MCA expanded the legal definition

This December 2025, nearly 50,000 Indian companies woke up to a lighter compliance regime without filing a single extra form.

No announcement. No headlines.


Just a quiet but consequential change by the Ministry of Corporate Affairs that reshaped how growing businesses are regulated in India.


Until now, the threshold was capped at ₹4 crore of paid-up capital and ₹40 crore of annual turnover. These limits have now been raised to ₹10 crore in paid up capital and ₹100 crore in turnover. That is a 2.5x expansion on both parameters.


This one regulatory adjustment moved a massive cohort of companies into a simplified compliance framework overnight. Businesses that had outgrown early-stage limits but were nowhere near large corporate complexity are now finally classified in line with how they actually operate.


For founders and operators, this matters more than it may appear on paper. Running a company below ₹100 crore in India has traditionally meant navigating a system designed for much larger enterprises. Leadership time often gets absorbed by statutory filings instead of customers and revenue. Board meetings are frequent, formal, and not always strategic. Audit and compliance costs tend to scale faster than business risk. Even routine corporate actions or acquisitions can get delayed due to procedural requirements.


Under the expanded Small Company definition, the operating environment changes meaningfully. Companies benefit from reduced regulatory burden, relaxed compliance norms, simplified financial statements, and lower audit complexity. The result is not just cost savings, but reclaimed time and attention for founders and management teams.


The impact on mergers and acquisitions is particularly important. Fast track merger and amalgamation routes now apply to a much larger universe of companies. For venture capital and private equity transactions, this translates into better deal certainty, shorter execution timelines, and lower transaction friction. When regulatory processes are simpler, execution risk drops significantly.

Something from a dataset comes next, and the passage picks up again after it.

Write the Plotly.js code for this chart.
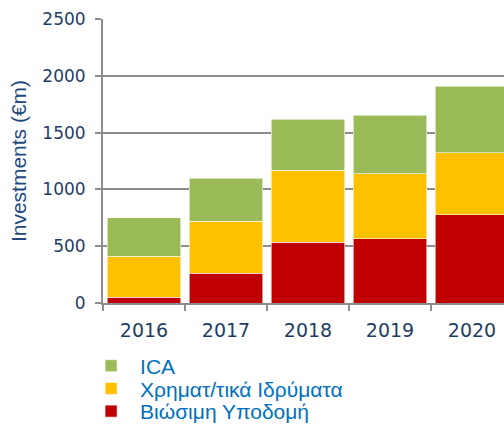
<!DOCTYPE html>
<html>
<head>
<meta charset="utf-8">
<script src="https://cdn.plot.ly/plotly-3.0.1.min.js"></script>
<style>
html, body { margin: 0; padding: 0; overflow: hidden; background: #fff; }
#chart { width: 520px; height: 426px; }
</style>
</head>
<body>
<div id="chart"></div>
<script>
const years = ["2016", "2017", "2018", "2019", "2020"];
const sustainableInfra = [50, 260, 535, 566, 775];
const financialInst = [360, 460, 633, 572, 548];
const ica = [340, 380, 449, 514, 584];
const seriesNames = ["Βιώσιμη Υποδομή", "Χρηματ/τικά Ιδρύματα", "ICA"];
const seriesColors = ["#C00000", "#FFC000", "#9BBB59"];
const yTicks = [0, 500, 1000, 1500, 2000, 2500];

const seriesValues = [sustainableInfra, financialInst, ica];
const legendIds = ["legend3", "legend2", "legend"];
const traces = seriesValues.map((vals, i) => ({
  type: "bar",
  x: years,
  y: vals,
  name: seriesNames[i],
  legend: legendIds[i],
  marker: { color: seriesColors[i], line: { color: "rgba(255,255,255,0.7)", width: 0.8 } },
  hoverinfo: "skip"
}));

function legendAt(yc) {
  return {
    x: -0.051, xanchor: "left", xref: "paper",
    y: yc, yanchor: "middle", yref: "paper",
    font: { family: "Liberation Sans, Arial, sans-serif", size: 21, color: "#0070C0" },
    itemwidth: 48,
    bgcolor: "rgba(0,0,0,0)"
  };
}

const layout = {
  width: 520,
  height: 426,
  margin: { l: 103, r: 7, t: 19, b: 123, autoexpand: false },
  paper_bgcolor: "#ffffff",
  plot_bgcolor: "#ffffff",
  barmode: "stack",
  bargap: 0.1,
  showlegend: true,
  legend: legendAt(-0.222),
  legend2: legendAt(-0.302),
  legend3: legendAt(-0.382),
  xaxis: {
    type: "category",
    tickson: "boundaries",
    ticks: "outside",
    ticklen: 6,
    tickwidth: 2,
    tickcolor: "#8C8C8C",
    showline: true,
    linecolor: "#8C8C8C",
    linewidth: 2,
    showgrid: false,
    tickfont: { family: "DejaVu Sans, Verdana, sans-serif", size: 19, color: "#1F3D64" },
    ticklabelstandoff: 9,
    automargin: false
  },
  yaxis: {
    range: [0, 2500],
    tickvals: yTicks,
    ticktext: yTicks.map(String),
    ticks: "outside",
    ticklen: 6,
    tickwidth: 2,
    tickcolor: "#8C8C8C",
    showline: true,
    linecolor: "#8C8C8C",
    linewidth: 2,
    showgrid: true,
    gridcolor: "#8C8C8C",
    gridwidth: 2,
    zeroline: false,
    tickfont: { family: "DejaVu Sans, Verdana, sans-serif", size: 17, color: "#1F3D64" },
    ticklabelstandoff: 6,
    title: {
      text: "Investments (€m)",
      font: { family: "Liberation Sans, Arial, sans-serif", size: 21, color: "#1F497D" },
      standoff: 10
    },
    automargin: false
  }
};

Plotly.newPlot("chart", traces, layout, { displayModeBar: false, staticPlot: true });
</script>
</body>
</html>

For the roughly 50,000 companies with turnover between ₹40 crore and ₹100 crore, this change offers something rare in regulatory reform: breathing space. These businesses can focus more on building products, serving customers, and scaling operations rather than managing compliance overhead.


At a policy level, the shift reflects a mature understanding of India’s entrepreneurial ecosystem. Capital scale does not automatically equal business complexity. Many companies at this stage are still lean, founder-driven, and innovation-focused. Regulating them as large corporations was never an accurate reflection of economic reality.


This move builds on broader efforts around ease of doing business and MSME formalisation, and credit is due to the leadership behind it, including Honourable Prime Minister Narendra Modi and Honourable Minister of Corporate Affairs and Finance Nirmala Sitharaman.


India’s regulatory framework is steadily catching up with the pace of its entrepreneurs. For fast-growing SMEs, this is not just a technical amendment. It is a meaningful shift in how growth is enabled.